Hurricane Irene, August 2011. Irene swept up the coast and dropped heavy rain across Delaware. In Dover, the St. Jones River flooded the downtown, damaging buildings in the capital, the same city where the DOC is headquartered. There is no record of a prison being evacuated, but Irene showed how quickly inland rivers in this flat state can come up and put water into developed areas that do not normally flood.

Superstorm Sandy, October 2012. Sandy made landfall in New Jersey and pushed a storm surge of around six feet into Delaware, causing close to seven million dollars in damage statewide. The coast and the low ground along the Delaware River took the worst of it. There is no public record of a DOC facility being flooded during Sandy, and the buildings held, but the storm made clear how exposed the northern, riverfront facilities are, and analysts noted that without sea level rise the same surge would have been lower.
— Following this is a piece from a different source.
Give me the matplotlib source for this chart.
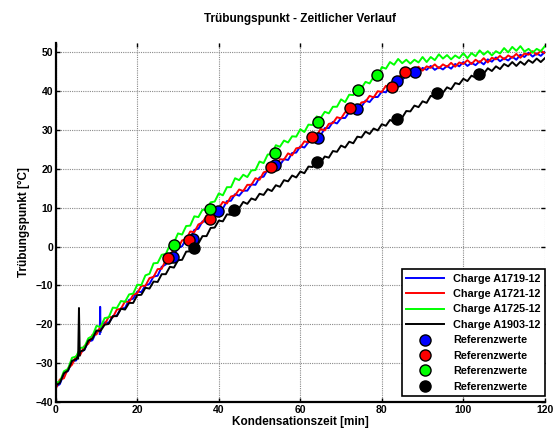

Delaware is the state where that math is the most unforgiving, because it sits lower than any other.

Remnants of Hurricane Ida, September 2021. Ida's remnants brought intense rainfall and flooding to the Delaware Estuary and the broader region, part of a pattern of stronger, wetter storms hitting a low lying state. As with the others, the documented damage was to communities and infrastructure rather than to a specific prison, but it reinforced that inland flash flooding, arriving fast with little warning, is now the state's leading weather threat.

The 2017 Vaughn uprising. This was not a natural disaster, but it is the clearest example in recent Delaware history of what an extended facility emergency does to families, so it belongs here. On February 1 and 2, 2017, incarcerated men seized Building C at the James T. Vaughn Correctional Center in Smyrna and took four staff hostage in a siege that lasted roughly eighteen hours. Lieutenant Steven Floyd was killed. After tactical teams ended the standoff, the prison went into an extended lockdown, and for weeks afterward families could not reach their loved ones as phone calls and visits were restricted. Parents went to the press because they could not get information and feared for their sons' safety. The lesson for families is the hard one this whole guide circles back to: when a real emergency hits a facility, official information can dry up fast, and the silence is its own ordeal. It is exactly the gap Delaware's new notification system is meant to close.

The June 2025 heat emergency. During a severe heat wave in June 2025, hundreds of people in a minimum security building at Vaughn that lacked air conditioning endured indoor heat while outdoor heat indexes topped 100 degrees. The DOC offered temporary relocation to cooler buildings and added fans and time in air conditioned common areas, and lawmakers moved to fund air conditioning for the building. Extreme heat is a real and growing facility emergency, not just storms and floods, and it is one where a family on the outside raising the alarm made a measurable difference.

CLOSING

Delaware will not face a hurricane most years, and the odds that your specific person is caught in a true disaster are low. But this is the lowest lying state in the country, the water comes up fast, and the unified system means one agency stands between you and your loved one. The difference in Delaware is that the state has finally given families a way to be told what is happening instead of left to guess. So do the boring work now: sign up for the facility notifications, write down the numbers, fund the accounts before the season, learn VINELink. Then, if the rare bad day comes, you will be the family that gets the alert and knows where to look, while everyone else is staring at a dead phone line.